Des traces de perturbateurs endocriniens, des polluants qui perturbent le système hormonal, ont été retrouvées chez quasiment toutes les femmes enceintes au cours d'une étude de Santé Publique France publiée mercredi, la première de cette ampleur qui a porté sur plus de 4.000 femmes. La concentration de ces substances était toutefois en légère baisse par rapport à des études antérieures, une évolution qui peut s'expliquer par les mesures de restriction et d'interdiction prises ces dernières années, estime l'agence française de santé publique.

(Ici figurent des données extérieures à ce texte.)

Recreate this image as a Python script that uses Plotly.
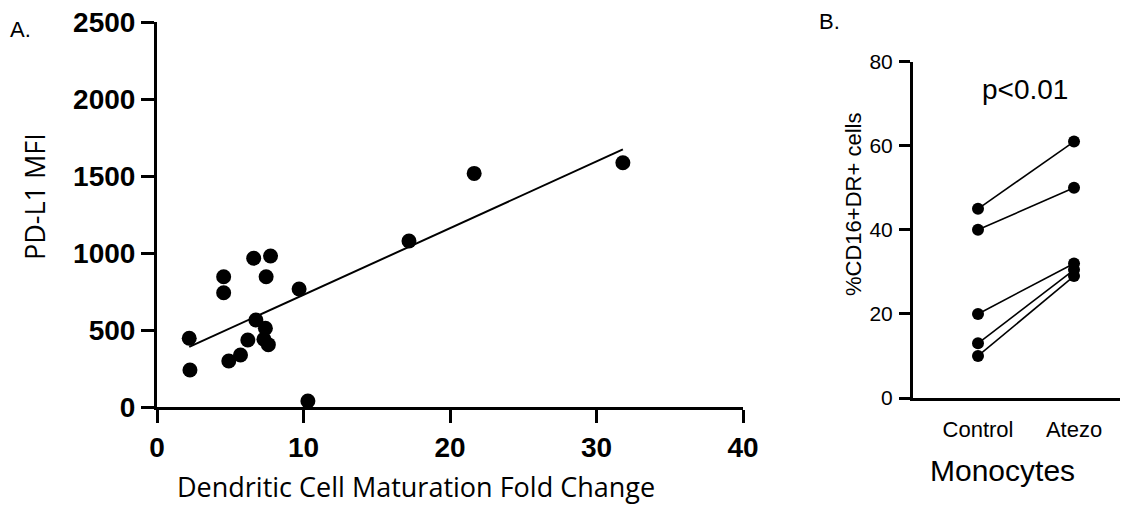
import numpy as np
import plotly.graph_objects as go

# Panel A data
dc_fold_change = [2.2, 2.25, 4.55, 4.55, 4.9, 5.7, 6.2, 6.6, 6.75, 7.4, 7.3, 7.6, 7.45, 7.75, 9.7, 10.3, 17.2, 21.65, 31.8]
pdl1_mfi = [446, 240, 846, 742, 299, 338, 435, 966, 565, 511, 440, 405, 846, 981, 766, 39, 1078, 1517, 1586]

# Panel B data
groups = ["Control", "Atezo"]
control_vals = [45, 40, 20, 13, 10]
atezo_vals = [61, 50, 32, 30.5, 29]

# page body has an 8px default margin; size the figure to fit inside the window
OFF = 8
W, H = 1133 - 2 * OFF, 513 - 2 * OFF
def px(x):
    return (x - OFF) / W
def py(y):
    return 1 - (y - OFF) / H

fig = go.Figure()

# regression line
slope, intercept = np.polyfit(dc_fold_change, pdl1_mfi, 1)
xfit = np.array([min(dc_fold_change), max(dc_fold_change)])
fig.add_trace(go.Scatter(x=xfit, y=slope * xfit + intercept, mode="lines",
                         line=dict(color="black", width=2), xaxis="x", yaxis="y",
                         showlegend=False, hoverinfo="skip"))
fig.add_trace(go.Scatter(x=dc_fold_change, y=pdl1_mfi, mode="markers",
                         marker=dict(color="black", size=15), xaxis="x", yaxis="y",
                         cliponaxis=False, showlegend=False))

for c, a in zip(control_vals, atezo_vals):
    fig.add_trace(go.Scatter(x=groups, y=[c, a], mode="lines+markers",
                             line=dict(color="black", width=1.6),
                             marker=dict(color="black", size=12),
                             xaxis="x2", yaxis="y2", cliponaxis=False, showlegend=False))

axis_common = dict(showgrid=False, zeroline=False, showline=True, linecolor="black",
                   linewidth=3, ticks="outside", tickcolor="black", tickwidth=3,
                   automargin=False, ticklabeloverflow="allow")

fig.update_layout(
    width=W, height=H,
    margin=dict(l=0, r=0, t=0, b=0, autoexpand=False),
    plot_bgcolor="white", paper_bgcolor="white",
    xaxis=dict(domain=[px(157), px(743)], range=[0, 40], tickvals=[0, 10, 20, 30, 40],
               ticklen=13, anchor="y",
               tickfont=dict(family="Liberation Sans", size=28, color="black", weight="bold"),
               **axis_common),
    yaxis=dict(domain=[py(407), py(22)], range=[0, 2500], tickvals=[0, 500, 1000, 1500, 2000, 2500],
               ticklen=13, anchor="x",
               tickfont=dict(family="Liberation Sans", size=28, color="black", weight="bold"),
               **axis_common),
    xaxis2=dict(domain=[px(913), px(1120)], type="category", range=[-0.677, 1.479],
                showgrid=False, zeroline=False, showline=True, linecolor="black", linewidth=3,
                ticks="", anchor="y2", automargin=False, ticklabeloverflow="allow",
                ticklabelstandoff=10,
                tickfont=dict(family="Liberation Sans", size=22, color="black")),
    yaxis2=dict(domain=[py(398), py(61.7)], range=[0, 80], tickvals=[0, 20, 40, 60, 80],
                ticklen=11, anchor="x2", ticklabelstandoff=2, automargin=False,
                ticklabeloverflow="allow",
                tickfont=dict(family="Liberation Sans", size=21, color="black"),
                showgrid=False, zeroline=False, showline=True, linecolor="black",
                linewidth=3, ticks="outside", tickcolor="black", tickwidth=2.5),
    annotations=[
        dict(text="A.", x=px(8), y=py(30), xref="paper", yref="paper", xanchor="left", yanchor="middle",
             showarrow=False, font=dict(family="Liberation Sans", size=22, color="black")),
        dict(text="B.", x=px(817), y=py(22), xref="paper", yref="paper", xanchor="left", yanchor="middle",
             showarrow=False, font=dict(family="Liberation Sans", size=22, color="black")),
        dict(text="PD-L1 MFI", x=px(35), y=py(197), xref="paper", yref="paper", textangle=-90,
             xanchor="center", yanchor="middle", showarrow=False,
             font=dict(family="Open Sans", size=27, color="black")),
        dict(text="Dendritic Cell Maturation Fold Change", x=px(416), y=py(486), xref="paper", yref="paper",
             xanchor="center", yanchor="middle", showarrow=False,
             font=dict(family="Open Sans", size=27, color="black")),
        dict(text="%CD16+DR+ cells", x=px(853), y=py(205), xref="paper", yref="paper", textangle=-90,
             xanchor="center", yanchor="middle", showarrow=False,
             font=dict(family="Liberation Sans", size=22, color="black")),
        dict(text="p<0.01", x=px(1025), y=py(90), xref="paper", yref="paper",
             xanchor="center", yanchor="middle", showarrow=False,
             font=dict(family="Liberation Sans", size=28, color="black")),
        dict(text="Monocytes", x=px(1002), y=py(470), xref="paper", yref="paper",
             xanchor="center", yanchor="middle", showarrow=False,
             font=dict(family="Liberation Sans", size=30, color="black")),
    ],
)

fig.write_html("out.html")
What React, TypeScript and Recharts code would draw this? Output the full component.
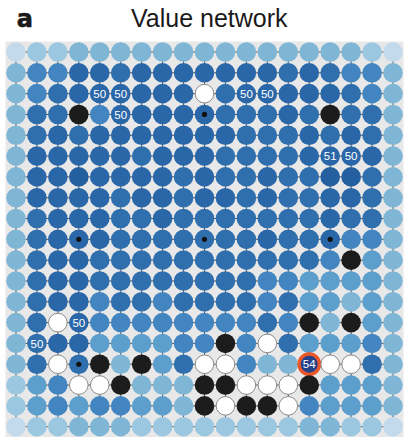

Des substances "cancérigènes avérés ou suspectés". "Le bisphénol A, les phtalates, les pyréthrinoïdes (famille d'insecticides), les dioxines, les furanes, les PCB, les retardateurs de flamme et les composés perfluorés sont mesurés à des niveaux de concentrations quantifiables chez près de la totalité des femmes enceintes", explique l'agence, mandatée par le ministère de la Santé pour réaliser cette étude. Ces substances "sont des perturbateurs endocriniens" (des substances étrangères à l'organisme qui imitent les hormones naturelles ou interfèrent avec le système hormonal) et "pour certains, des cancérigènes avérés ou suspectés", rappelle Santé Publique France.
Des répercussions sur la grossesse ? Les femmes enceintes constituent une population particulièrement sensible car "l'exposition prénatale à ces polluants est soupçonnée d'avoir des répercussions sur la grossesse (prématurité, malformations congénitales, diminution du poids de naissance) ainsi que sur le développement et la santé ultérieure de l'enfant (atteintes du système reproducteur, du métabolisme, du développement psychomoteur et intellectuel et augmentation du risque de cancers)", ajoute l'organisme public.
Bisphénol A retrouvé chez 70% des femmes. L'agence a testé la présence de ces substances dans l'urine de plus de 4.000 femmes ayant accouché en 2011 en France métropolitaine. Elle a ensuite dosé leur concentration sur un panel allant de 208 à 1.764 femmes selon les molécules. Le bisphénol A, utilisé dans la fabrication de certains plastiques et résines et partiellement interdit en France depuis 2010, a ainsi été retrouvé chez plus de 70% des femmes. Et la quasi totalité - 99,6% - présente des traces de phtalates, qui entrent dans la composition de nombreux produits de consommation courante (emballages alimentaires, produits cosmétiques, produits d'entretien, peintures…).
La totalité des 208 femmes testées pour les dioxines, les furanes et les polychlorobiphényles (PCB) présentait "un niveau de concentration quantifiable pour au moins une de ces substances". Ces composants chimiques aujourd'hui interdits persistent très longtemps dans l'environnement et s'accumulent dans les tissus de ceux qui les ingèrent, en particulier les poissons. "Les concentrations mesurées (...) sont généralement légèrement inférieures à celles observées dans les études antérieures françaises et étrangères", souligne toutefois Santé Publique France. Selon elle, ces diminutions "pourraient s'expliquer en partie par la mise en place de réglementations (atrazine, dioxines, furanes) et par des réductions d'usages liées aux évolutions industrielles (bisphénol A, certains phtalates et pesticides organophosphorés)".